> DATA BLOCK:

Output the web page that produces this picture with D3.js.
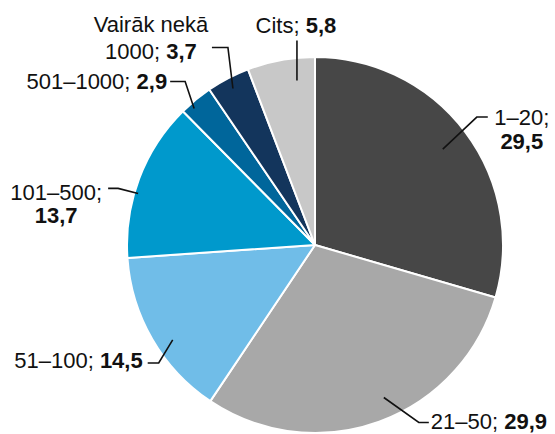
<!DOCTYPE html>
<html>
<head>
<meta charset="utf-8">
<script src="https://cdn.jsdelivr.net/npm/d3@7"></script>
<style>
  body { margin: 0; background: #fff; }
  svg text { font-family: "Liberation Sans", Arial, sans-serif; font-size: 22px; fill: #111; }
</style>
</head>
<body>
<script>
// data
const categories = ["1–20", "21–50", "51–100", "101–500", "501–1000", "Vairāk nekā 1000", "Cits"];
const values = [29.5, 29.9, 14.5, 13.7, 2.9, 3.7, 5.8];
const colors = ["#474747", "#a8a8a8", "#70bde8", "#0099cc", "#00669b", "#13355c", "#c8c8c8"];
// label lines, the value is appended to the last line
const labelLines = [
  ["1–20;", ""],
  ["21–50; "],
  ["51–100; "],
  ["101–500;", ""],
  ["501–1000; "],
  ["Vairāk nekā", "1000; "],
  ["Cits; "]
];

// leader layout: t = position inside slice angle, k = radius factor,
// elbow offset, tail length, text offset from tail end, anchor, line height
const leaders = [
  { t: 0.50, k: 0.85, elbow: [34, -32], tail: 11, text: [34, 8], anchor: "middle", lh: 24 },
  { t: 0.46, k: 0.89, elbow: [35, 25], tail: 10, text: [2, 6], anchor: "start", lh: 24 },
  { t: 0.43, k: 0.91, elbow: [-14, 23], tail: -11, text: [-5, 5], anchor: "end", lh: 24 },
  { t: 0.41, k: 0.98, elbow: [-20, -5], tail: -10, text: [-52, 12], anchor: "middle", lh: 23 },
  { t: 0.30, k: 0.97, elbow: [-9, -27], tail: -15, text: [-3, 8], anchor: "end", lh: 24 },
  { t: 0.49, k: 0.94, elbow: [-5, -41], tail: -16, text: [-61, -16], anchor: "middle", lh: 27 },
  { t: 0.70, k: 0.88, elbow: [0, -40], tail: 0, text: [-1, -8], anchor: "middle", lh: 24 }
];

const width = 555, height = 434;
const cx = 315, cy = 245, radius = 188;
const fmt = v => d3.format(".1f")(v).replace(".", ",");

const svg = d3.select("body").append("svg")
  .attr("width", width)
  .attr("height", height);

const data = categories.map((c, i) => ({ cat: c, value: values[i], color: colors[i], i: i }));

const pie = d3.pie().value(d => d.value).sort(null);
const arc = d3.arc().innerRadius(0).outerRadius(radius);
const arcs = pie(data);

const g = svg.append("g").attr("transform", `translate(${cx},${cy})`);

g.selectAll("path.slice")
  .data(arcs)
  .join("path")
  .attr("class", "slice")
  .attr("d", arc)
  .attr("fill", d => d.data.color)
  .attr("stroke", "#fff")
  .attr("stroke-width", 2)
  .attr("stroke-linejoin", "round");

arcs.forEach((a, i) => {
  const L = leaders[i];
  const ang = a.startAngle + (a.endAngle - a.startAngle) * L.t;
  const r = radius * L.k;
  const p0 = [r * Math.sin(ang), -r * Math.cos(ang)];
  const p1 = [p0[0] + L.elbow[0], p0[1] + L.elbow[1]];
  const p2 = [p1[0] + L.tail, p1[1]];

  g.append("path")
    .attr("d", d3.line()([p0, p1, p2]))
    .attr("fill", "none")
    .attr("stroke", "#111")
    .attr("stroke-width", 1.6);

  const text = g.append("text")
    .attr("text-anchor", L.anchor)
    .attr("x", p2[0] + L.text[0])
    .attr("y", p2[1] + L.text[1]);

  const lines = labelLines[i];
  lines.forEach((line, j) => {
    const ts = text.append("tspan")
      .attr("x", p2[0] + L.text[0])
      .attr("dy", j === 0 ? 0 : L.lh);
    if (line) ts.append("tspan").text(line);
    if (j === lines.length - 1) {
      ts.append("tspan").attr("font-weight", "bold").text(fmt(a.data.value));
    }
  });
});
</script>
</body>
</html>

> WHAT TO WORK ON: Repeat the data in full and exactly. Omit pictures.

> THE RESPONSE:
Output the web page that produces this picture with D3.js.
<!DOCTYPE html>
<html>
<head>
<meta charset="utf-8">
<script src="https://cdn.jsdelivr.net/npm/d3@7"></script>
<style>
  body { margin: 0; background: #fff; }
  svg text { font-family: "Liberation Sans", Arial, sans-serif; font-size: 22px; fill: #111; }
</style>
</head>
<body>
<script>
// data
const categories = ["1–20", "21–50", "51–100", "101–500", "501–1000", "Vairāk nekā 1000", "Cits"];
const values = [29.5, 29.9, 14.5, 13.7, 2.9, 3.7, 5.8];
const colors = ["#474747", "#a8a8a8", "#70bde8", "#0099cc", "#00669b", "#13355c", "#c8c8c8"];
// label lines, the value is appended to the last line
const labelLines = [
  ["1–20;", ""],
  ["21–50; "],
  ["51–100; "],
  ["101–500;", ""],
  ["501–1000; "],
  ["Vairāk nekā", "1000; "],
  ["Cits; "]
];

// leader layout: t = position inside slice angle, k = radius factor,
// elbow offset, tail length, text offset from tail end, anchor, line height
const leaders = [
  { t: 0.50, k: 0.85, elbow: [34, -32], tail: 11, text: [34, 8], anchor: "middle", lh: 24 },
  { t: 0.46, k: 0.89, elbow: [35, 25], tail: 10, text: [2, 6], anchor: "start", lh: 24 },
  { t: 0.43, k: 0.91, elbow: [-14, 23], tail: -11, text: [-5, 5], anchor: "end", lh: 24 },
  { t: 0.41, k: 0.98, elbow: [-20, -5], tail: -10, text: [-52, 12], anchor: "middle", lh: 23 },
  { t: 0.30, k: 0.97, elbow: [-9, -27], tail: -15, text: [-3, 8], anchor: "end", lh: 24 },
  { t: 0.49, k: 0.94, elbow: [-5, -41], tail: -16, text: [-61, -16], anchor: "middle", lh: 27 },
  { t: 0.70, k: 0.88, elbow: [0, -40], tail: 0, text: [-1, -8], anchor: "middle", lh: 24 }
];

const width = 555, height = 434;
const cx = 315, cy = 245, radius = 188;
const fmt = v => d3.format(".1f")(v).replace(".", ",");

const svg = d3.select("body").append("svg")
  .attr("width", width)
  .attr("height", height);

const data = categories.map((c, i) => ({ cat: c, value: values[i], color: colors[i], i: i }));

const pie = d3.pie().value(d => d.value).sort(null);
const arc = d3.arc().innerRadius(0).outerRadius(radius);
const arcs = pie(data);

const g = svg.append("g").attr("transform", `translate(${cx},${cy})`);

g.selectAll("path.slice")
  .data(arcs)
  .join("path")
  .attr("class", "slice")
  .attr("d", arc)
  .attr("fill", d => d.data.color)
  .attr("stroke", "#fff")
  .attr("stroke-width", 2)
  .attr("stroke-linejoin", "round");

arcs.forEach((a, i) => {
  const L = leaders[i];
  const ang = a.startAngle + (a.endAngle - a.startAngle) * L.t;
  const r = radius * L.k;
  const p0 = [r * Math.sin(ang), -r * Math.cos(ang)];
  const p1 = [p0[0] + L.elbow[0], p0[1] + L.elbow[1]];
  const p2 = [p1[0] + L.tail, p1[1]];

  g.append("path")
    .attr("d", d3.line()([p0, p1, p2]))
    .attr("fill", "none")
    .attr("stroke", "#111")
    .attr("stroke-width", 1.6);

  const text = g.append("text")
    .attr("text-anchor", L.anchor)
    .attr("x", p2[0] + L.text[0])
    .attr("y", p2[1] + L.text[1]);

  const lines = labelLines[i];
  lines.forEach((line, j) => {
    const ts = text.append("tspan")
      .attr("x", p2[0] + L.text[0])
      .attr("dy", j === 0 ? 0 : L.lh);
    if (line) ts.append("tspan").text(line);
    if (j === lines.length - 1) {
      ts.append("tspan").attr("font-weight", "bold").text(fmt(a.data.value));
    }
  });
});
</script>
</body>
</html>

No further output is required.